### DATASET CONTENT ###
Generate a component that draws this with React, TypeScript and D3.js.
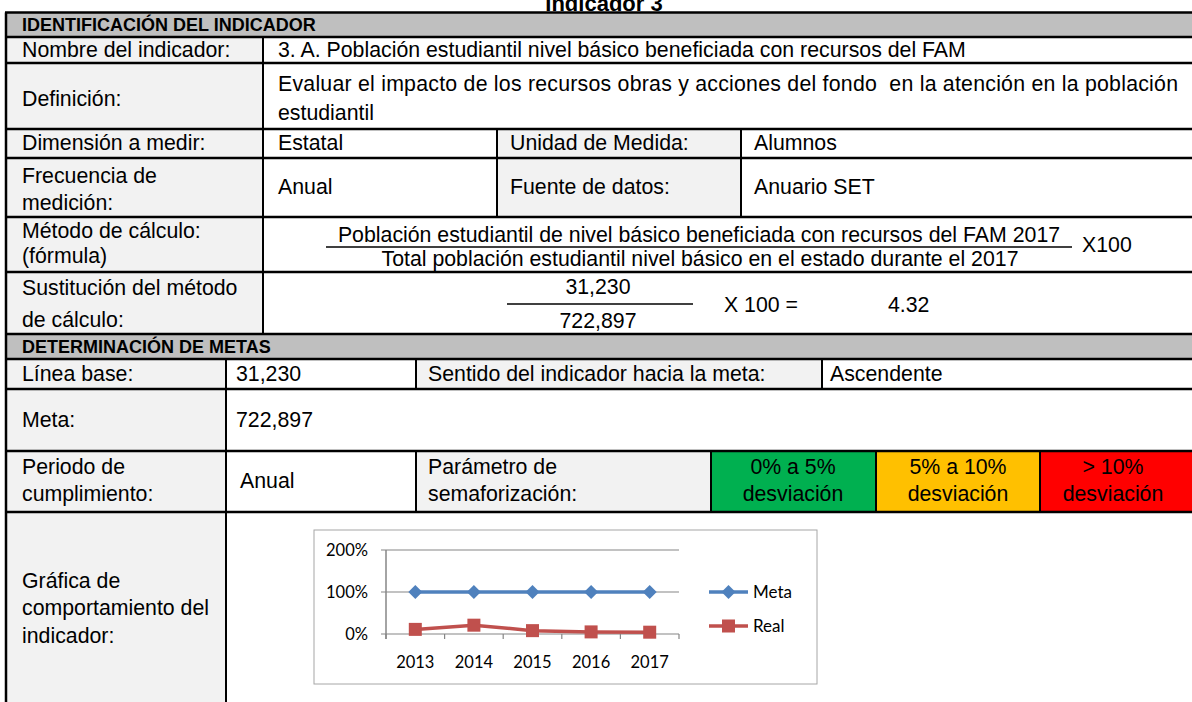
import React from "react";
import * as d3 from "d3";

// chart data
const years = ["2013", "2014", "2015", "2016", "2017"];
const metaValues = [100, 100, 100, 100, 100];
const realValues = [11, 21, 8, 5, 4.32];
const yTicks = [0, 100, 200];
const seriesNames = ["Meta", "Real"];

const W = 1192;
const H = 702;
const FONT = "'Liberation Sans', Arial, sans-serif";
const CHART_FONT = "Lato, 'Open Sans', sans-serif";
const TXT = 21.3;
const LABEL_BG = "#f2f2f2";
const HEAD_BG = "#bfbfbf";
const BLUE = "#4f81bd";
const RED = "#c0504d";

// table grid
const c0 = 6, c1 = 263, c2 = 497, c3 = 741, cR = 1196;
const k1 = 226, k2 = 416, k3 = 822, s1 = 711, s2 = 876, s3 = 1040;
const r = [12.5, 37, 63, 129, 158, 217, 272, 334, 359, 389, 451, 512, 720];

type Cell = [number, number, number, number, string];
const cells: Cell[] = [
  [c0, cR, r[0], r[1], HEAD_BG],
  [c0, c1, r[1], r[2], LABEL_BG], [c1, cR, r[1], r[2], "#fff"],
  [c0, c1, r[2], r[3], LABEL_BG], [c1, cR, r[2], r[3], "#fff"],
  [c0, c1, r[3], r[4], LABEL_BG], [c1, c2, r[3], r[4], "#fff"], [c2, c3, r[3], r[4], LABEL_BG], [c3, cR, r[3], r[4], "#fff"],
  [c0, c1, r[4], r[5], LABEL_BG], [c1, c2, r[4], r[5], "#fff"], [c2, c3, r[4], r[5], LABEL_BG], [c3, cR, r[4], r[5], "#fff"],
  [c0, c1, r[5], r[6], LABEL_BG], [c1, cR, r[5], r[6], "#fff"],
  [c0, c1, r[6], r[7], LABEL_BG], [c1, cR, r[6], r[7], "#fff"],
  [c0, cR, r[7], r[8], HEAD_BG],
  [c0, k1, r[8], r[9], LABEL_BG], [k1, k2, r[8], r[9], "#fff"], [k2, k3, r[8], r[9], LABEL_BG], [k3, cR, r[8], r[9], "#fff"],
  [c0, k1, r[9], r[10], LABEL_BG], [k1, cR, r[9], r[10], "#fff"],
  [c0, k1, r[10], r[11], LABEL_BG], [k1, k2, r[10], r[11], "#fff"], [k2, s1, r[10], r[11], LABEL_BG],
  [s1, s2, r[10], r[11], "#00b050"], [s2, s3, r[10], r[11], "#ffc000"], [s3, cR, r[10], r[11], "#ff0000"],
  [c0, k1, r[11], r[12], LABEL_BG], [k1, cR, r[11], r[12], "#fff"],
];

type Txt = { x: number; y: number; t: string; a?: "start" | "middle" | "end"; b?: boolean; s?: number; len?: number };
const texts: Txt[] = [
  { x: 604, y: 11, t: "Indicador 3", a: "middle", b: true, s: 22 },
  { x: 22, y: 31, t: "IDENTIFICACIÓN DEL INDICADOR", b: true, s: 18 },
  { x: 22, y: 57, t: "Nombre del indicador:" },
  { x: 278, y: 57, t: "3. A. Población estudiantil nivel básico beneficiada con recursos del FAM" },
  { x: 22, y: 106, t: "Definición:" },
  { x: 278, y: 91, t: "Evaluar el impacto de los recursos obras y acciones del fondo  en la atención en la población", len: 900 },
  { x: 278, y: 120, t: "estudiantil" },
  { x: 22, y: 150, t: "Dimensión a medir:" },
  { x: 278, y: 150, t: "Estatal" },
  { x: 510, y: 150, t: "Unidad de Medida:" },
  { x: 754, y: 150, t: "Alumnos" },
  { x: 22, y: 183, t: "Frecuencia de" },
  { x: 22, y: 210, t: "medición:" },
  { x: 278, y: 194, t: "Anual" },
  { x: 510, y: 194, t: "Fuente de datos:" },
  { x: 754, y: 194, t: "Anuario SET" },
  { x: 22, y: 238, t: "Método de cálculo:" },
  { x: 22, y: 263, t: "(fórmula)" },
  { x: 699, y: 242, t: "Población estudiantil de nivel básico beneficiada con recursos del FAM 2017", a: "middle" },
  { x: 700, y: 266, t: "Total población estudiantil nivel básico en el estado durante el 2017", a: "middle" },
  { x: 1082, y: 252, t: "X100" },
  { x: 22, y: 295, t: "Sustitución del método" },
  { x: 22, y: 327, t: "de cálculo:" },
  { x: 598, y: 294, t: "31,230", a: "middle" },
  { x: 598, y: 328, t: "722,897", a: "middle" },
  { x: 724, y: 312, t: "X 100 =" },
  { x: 888, y: 312, t: "4.32" },
  { x: 22, y: 353, t: "DETERMINACIÓN DE METAS", b: true, s: 18 },
  { x: 22, y: 381, t: "Línea base:" },
  { x: 236, y: 381, t: "31,230" },
  { x: 428, y: 381, t: "Sentido del indicador hacia la meta:" },
  { x: 830, y: 381, t: "Ascendente" },
  { x: 22, y: 427, t: "Meta:" },
  { x: 236, y: 427, t: "722,897" },
  { x: 22, y: 474, t: "Periodo de" },
  { x: 22, y: 501, t: "cumplimiento:" },
  { x: 240, y: 488, t: "Anual" },
  { x: 428, y: 474, t: "Parámetro de" },
  { x: 428, y: 501, t: "semaforización:" },
  { x: 793, y: 474, t: "0% a 5%", a: "middle" },
  { x: 793, y: 501, t: "desviación", a: "middle" },
  { x: 958, y: 474, t: "5% a 10%", a: "middle" },
  { x: 958, y: 501, t: "desviación", a: "middle" },
  { x: 1113, y: 474, t: "> 10%", a: "middle" },
  { x: 1113, y: 501, t: "desviación", a: "middle" },
  { x: 22, y: 588, t: "Gráfica de" },
  { x: 22, y: 615, t: "comportamiento del" },
  { x: 22, y: 643, t: "indicador:" },
];

function Chart() {
  const x = d3.scaleBand().domain(years).range([386, 679]);
  const y = d3.scaleLinear().domain([0, 200]).range([634, 550]);
  const bw = x.bandwidth();
  const cx = (i: number) => (x(years[i]) as number) + bw / 2;
  const line = d3.line<number>().x((_, i) => cx(i)).y((d) => y(d));
  const diamond = (px: number, py: number, s: number) =>
    `M${px},${py - s}L${px + s},${py}L${px},${py + s}L${px - s},${py}Z`;
  const legX = 709, legX2 = 748, legTx = 753;
  const legY = [592, 626];

  return (
    <g fontFamily={CHART_FONT}>
      <rect x={314} y={530} width={503} height={154} fill="#fff" stroke="#a6a6a6" strokeWidth={1} />
      {yTicks.map((t) => (
        <g key={t}>
          <line x1={381} x2={x.range()[1]} y1={y(t)} y2={y(t)} stroke="#868686" strokeWidth={1.2} />
          <text x={368} y={y(t) + 6} textAnchor="end" fontSize={16.5} fill="#000">{t}%</text>
        </g>
      ))}
      <line x1={386} x2={386} y1={y(200)} y2={y(0) + 5} stroke="#868686" strokeWidth={1.5} />
      {d3.range(years.length + 1).map((i) => (
        <line key={i} x1={386 + i * bw} x2={386 + i * bw} y1={y(0)} y2={y(0) + 5} stroke="#868686" strokeWidth={1.2} />
      ))}
      {years.map((yr, i) => (
        <text key={yr} x={cx(i)} y={668} textAnchor="middle" fontSize={16.5} fill="#000">{yr}</text>
      ))}
      <path d={line(metaValues) || ""} fill="none" stroke={BLUE} strokeWidth={3.5} />
      {metaValues.map((v, i) => (
        <path key={i} d={diamond(cx(i), y(v), 7)} fill={BLUE} />
      ))}
      <path d={line(realValues) || ""} fill="none" stroke={RED} strokeWidth={3.5} />
      {realValues.map((v, i) => (
        <rect key={i} x={cx(i) - 6.5} y={y(v) - 6.5} width={13} height={13} fill={RED} />
      ))}
      {seriesNames.map((name, k) => (
        <g key={name}>
          <line x1={legX} x2={legX2} y1={legY[k]} y2={legY[k]} stroke={k === 0 ? BLUE : RED} strokeWidth={3.5} />
          {k === 0 ? (
            <path d={diamond((legX + legX2) / 2, legY[k], 7)} fill={BLUE} />
          ) : (
            <rect x={(legX + legX2) / 2 - 6.5} y={legY[k] - 6.5} width={13} height={13} fill={RED} />
          )}
          <text x={legTx} y={legY[k] + 6} fontSize={17} fill="#000">{name}</text>
        </g>
      ))}
    </g>
  );
}

export default function App() {
  const vLines: number[][] = [];
  cells.forEach(([x0, , ya, yb]) => {
    if (x0 !== c0) vLines.push([x0, ya, yb]);
  });
  return (
    <div style={{ position: "fixed", left: 0, top: 0 }}>
      <svg width={W} height={H} style={{ display: "block", background: "#fff" }}>
        {cells.map(([x0, x1, ya, yb, f], i) => (
          <rect key={i} x={x0} y={ya} width={x1 - x0} height={yb - ya} fill={f} />
        ))}
        {vLines.map(([vx, ya, yb], i) => (
          <line key={i} x1={vx} x2={vx} y1={ya} y2={yb} stroke="#000" strokeWidth={2} />
        ))}
        <line x1={c0} x2={c0} y1={r[0]} y2={H + 10} stroke="#000" strokeWidth={2.5} />
        {r.slice(0, -1).map((ry, i) => (
          <line key={i} x1={c0 - 1} x2={cR} y1={ry} y2={ry} stroke="#000" strokeWidth={2.5} />
        ))}
        <line x1={326} x2={1072} y1={247} y2={247} stroke="#000" strokeWidth={1.5} />
        <line x1={507} x2={693} y1={304} y2={304} stroke="#000" strokeWidth={1.5} />
        <g fontFamily={FONT} fill="#000">
          {texts.map((d, i) => (
            <text
              key={i}
              x={d.x}
              y={d.y}
              textAnchor={d.a || "start"}
              fontWeight={d.b ? "bold" : "normal"}
              fontSize={d.s || TXT}
              textLength={d.len}
              lengthAdjust={d.len ? "spacing" : undefined}
              style={{ whiteSpace: "pre" }}
            >
              {d.t}
            </text>
          ))}
        </g>
        <Chart />
      </svg>
    </div>
  );
}
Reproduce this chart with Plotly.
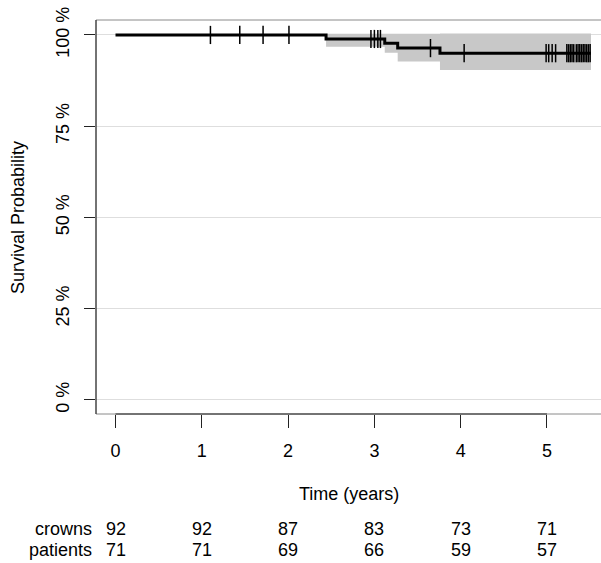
###
§ STATED PROBLEM
Pick out all lines from the data above in which the word "with" appears.

§ EXPECTED OUTPUT
Generate a component that draws this with React, TypeScript and D3.js.
Reproduce this chart with Plotly.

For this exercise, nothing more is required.